In both cases, the American president said only what many had already speculated. But saying the silent part out loud is serious stuff in diplomacy. It’s been clear for months now that Washington would prefer not to get entangled in a significant spat with Moscow. During their summit in Geneva this summer, Biden essentially told Putin, and later the news media, that as long as he doesn’t meddle as much, we can live with it.
This is unfortunately part of a broader, more detached approach to foreign crises that the White House has taken. The Kremlin took it as a major moment to move ahead with an ambitious attempt to assert more control over its neighbors.
What should Biden have said? He needed to channel Winston Churchill: Describe in stark terms the gravity of our present predicament. The sovereignty of a nation’s borders is a fundamental principle of international law, and threats to breach them demands more than piling on a few more sanctions, which is the diplomatic equivalent of a slap on the wrist.
Biden should have looked past the reporters in the room and straight into the camera, speaking directly to Putin. The Russian leader needed to hear in no uncertain terms that we will use absolutely every asset and technique at our disposal to push his forces out of Ukraine. These include military, intelligence, economic, communications and diplomatic tools. Should he move in, we will massively increase military support to Ukraine, as well as other Russian neighbors. While we may not at this time be willing to put our troops into combat against Russia, the United States can ensure that the result of an invasion would be Putin’s nightmare: a well-fortified eastern front.

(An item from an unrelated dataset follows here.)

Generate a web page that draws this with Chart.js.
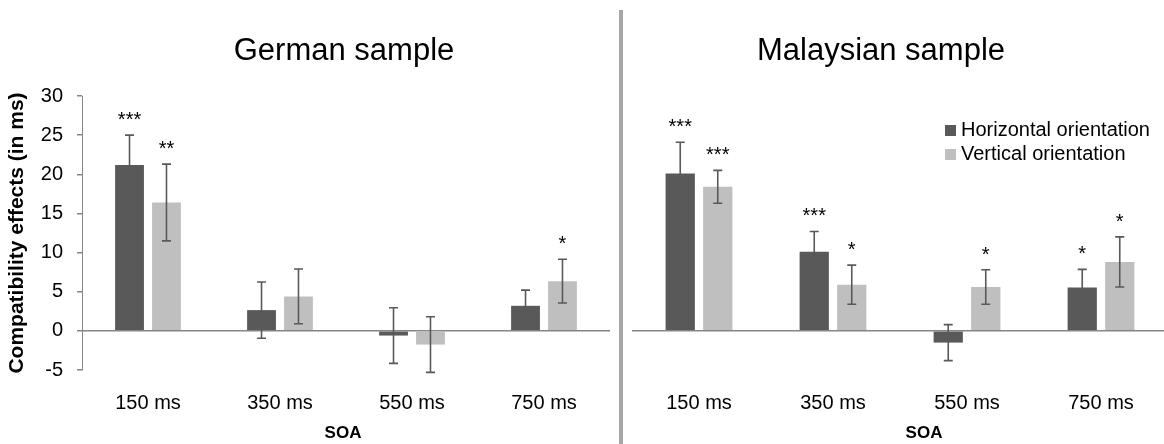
<!DOCTYPE html>
<html>
<head>
<meta charset="utf-8">
<script src="https://cdn.jsdelivr.net/npm/chart.js@4.4.0/dist/chart.umd.min.js"></script>
<style>
  html, body { margin: 0; padding: 0; background: #fff; overflow: hidden; }
  #wrap { position: relative; width: 1164px; height: 444px; overflow: hidden; }
  .panel { position: absolute; top: 0; }
  #left { left: 0; }
  #right { left: 624px; }
  #sep { position: absolute; left: 619px; top: 10px; width: 4px; height: 434px; background: #a6a6a6; }
</style>
</head>
<body>
<div id="wrap">
  <div class="panel" id="left"><canvas id="german" width="618" height="444"></canvas></div>
  <div id="sep"></div>
  <div class="panel" id="right"><canvas id="malaysian" width="544" height="444"></canvas></div>
</div>
<script>
const soaLabels = ['150 ms', '350 ms', '550 ms', '750 ms'];
const seriesNames = ['Horizontal orientation', 'Vertical orientation'];
const yMin = -5, yMax = 30, yStep = 5;

// German sample
const germanHorizontal = [21.2, 2.65, -0.6, 3.2];
const germanVertical = [16.4, 4.4, -1.75, 6.35];
const germanHorizontalErr = [3.8, 3.6, 3.55, 2.0];
const germanVerticalErr = [4.9, 3.5, 3.55, 2.8];
const germanHorizontalStars = ['***', '', '', ''];
const germanVerticalStars = ['**', '', '', '*'];

// Malaysian sample
const malaysianHorizontal = [20.1, 10.1, -1.5, 5.55];
const malaysianVertical = [18.4, 5.9, 5.6, 8.8];
const malaysianHorizontalErr = [4.0, 2.6, 2.3, 2.3];
const malaysianVerticalErr = [2.1, 2.5, 2.2, 3.2];
const malaysianHorizontalStars = ['***', '***', '', '*'];
const malaysianVerticalStars = ['***', '*', '*', '*'];

const DARK = '#595959', LIGHT = '#bfbfbf', AXIS = '#868686';
const FONT = '"Liberation Sans", Arial, sans-serif';
Chart.defaults.font.family = FONT;
Chart.defaults.color = '#000';

// error bars + significance stars, drawn from each dataset's errors/stars arrays
const errorBars = {
  id: 'errorBars',
  afterDatasetsDraw(chart) {
    const { ctx } = chart;
    const y = chart.scales.y;
    ctx.save();
    chart.data.datasets.forEach((ds, di) => {
      chart.getDatasetMeta(di).data.forEach((bar, i) => {
        const v = ds.data[i], e = ds.errors[i];
        const top = y.getPixelForValue(v + e);
        const bot = y.getPixelForValue(v - e);
        ctx.strokeStyle = DARK;
        ctx.lineWidth = 1.6;
        ctx.beginPath();
        ctx.moveTo(bar.x, top); ctx.lineTo(bar.x, bot);
        ctx.moveTo(bar.x - 4.5, top); ctx.lineTo(bar.x + 4.5, top);
        ctx.moveTo(bar.x - 4.5, bot); ctx.lineTo(bar.x + 4.5, bot);
        ctx.stroke();
        if (ds.stars[i]) {
          ctx.fillStyle = '#000';
          ctx.font = '20px ' + FONT;
          ctx.textAlign = 'center';
          ctx.textBaseline = 'alphabetic';
          ctx.fillText(ds.stars[i], bar.x, top - 9);
        }
      });
    });
    ctx.restore();
  }
};

// panel title, "SOA" axis label and (optionally) the legend
const panelText = {
  id: 'panelText',
  afterDraw(chart, args, opts) {
    const { ctx } = chart;
    ctx.save();
    ctx.fillStyle = '#000';
    ctx.textAlign = 'center';
    ctx.textBaseline = 'alphabetic';
    ctx.font = '31px ' + FONT;
    ctx.fillText(opts.title, opts.titleX, 60);
    ctx.font = 'bold 17px ' + FONT;
    ctx.fillText('SOA', opts.axisX, 438);
    if (opts.legend) {
      ctx.textAlign = 'left';
      ctx.font = '20px ' + FONT;
      chart.data.datasets.forEach((ds, i) => {
        const base = 136 + i * 24;
        ctx.fillStyle = ds.backgroundColor;
        ctx.fillRect(opts.legendX, base - 11, 11, 11);
        ctx.fillStyle = '#000';
        ctx.fillText(ds.label, opts.legendX + 16, base);
      });
    }
    ctx.restore();
  }
};

function makeChart(id, h, v, hErr, vErr, hStars, vStars, showY, text, pad) {
  return new Chart(document.getElementById(id), {
    type: 'bar',
    data: {
      labels: soaLabels,
      datasets: [
        { label: seriesNames[0], data: h, errors: hErr, stars: hStars, backgroundColor: DARK },
        { label: seriesNames[1], data: v, errors: vErr, stars: vStars, backgroundColor: LIGHT }
      ]
    },
    options: {
      responsive: false,
      animation: false,
      layout: { padding: pad },
      datasets: { bar: { categoryPercentage: 0.56, barPercentage: 0.78, borderWidth: 0 } },
      plugins: {
        legend: { display: false },
        tooltip: { enabled: false },
        panelText: text
      },
      scales: {
        x: {
          grid: { display: false },
          border: { display: false },
          ticks: { font: { size: 20 }, padding: 13 },
          afterFit: s => { s.height = 74; }
        },
        y: {
          min: yMin, max: yMax,
          ticks: { display: showY, stepSize: yStep, font: { size: 20 }, padding: 14 },
          border: { display: showY, color: AXIS, width: 1 },
          grid: {
            color: c => c.tick.value === 0 ? AXIS : 'rgba(0,0,0,0)',
            tickColor: AXIS,
            drawTicks: showY,
            tickLength: 5,
            lineWidth: 1.5
          },
          title: {
            display: showY,
            text: 'Compatibility effects (in ms)',
            font: { size: 21, weight: 'bold' },
            padding: { top: 5, bottom: 0 }
          },
          afterFit: s => { s.width = showY ? 82 : 0; }
        }
      }
    },
    plugins: [errorBars, panelText]
  });
}

makeChart('german', germanHorizontal, germanVertical, germanHorizontalErr, germanVerticalErr,
  germanHorizontalStars, germanVerticalStars, true,
  { title: 'German sample', titleX: 344, axisX: 343, legend: false },
  { top: 96, right: 8, left: 0, bottom: 0 });

makeChart('malaysian', malaysianHorizontal, malaysianVertical, malaysianHorizontalErr, malaysianVerticalErr,
  malaysianHorizontalStars, malaysianVerticalStars, false,
  { title: 'Malaysian sample', titleX: 257, axisX: 300, legend: true, legendX: 321 },
  { top: 96, right: 0, left: 8, bottom: 0 });
</script>
</body>
</html>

The West also needs to hit Putin where it hurts. As his aggressive repression of Alexei Navalny and other dissident voices shows, he is most concerned about eroding support among the Russian public. Biden should have announced that if Moscow chooses to carry out a military invasion of Ukraine, we would launch an information invasion of Russia — the kind of messaging that can harm our adversaries rather than ourselves.
Every week, the U.S. could release new intelligence about corruption and mismanagement at the Kremlin. Every week, we could increase distribution of Russian language materials on democracy, human rights and the rule of law. Every week, we could flood the internet with satiric content that punctures Putin’s propaganda.
A strong message won us the Cold War. Our projection of a society with hope and opportunity contrasted starkly with the control and cruelty of communism. It can help us overcome today’s threat, too. Biden and his team need to stop talking on Russia’s terms. We need to develop much clearer, more compelling language of our own. To date, Russia has been fairly successful in defining this debate around the question of NATO’s expansion. In reality, the focus should be about Moscow’s moves into and meddling in other countries.
Biden needs a Berlin Wall moment. He should now travel to Ukraine and deliver a Reaganeseque speech in Kyiv about freedom versus fear. It must include stronger steps that the United States and our allies will take — to both prevent future invasions and to pressure Moscow’s proxies to release their control on territory. That would go a long way toward repairing some of the damage done by Biden’s poorly chosen words this week.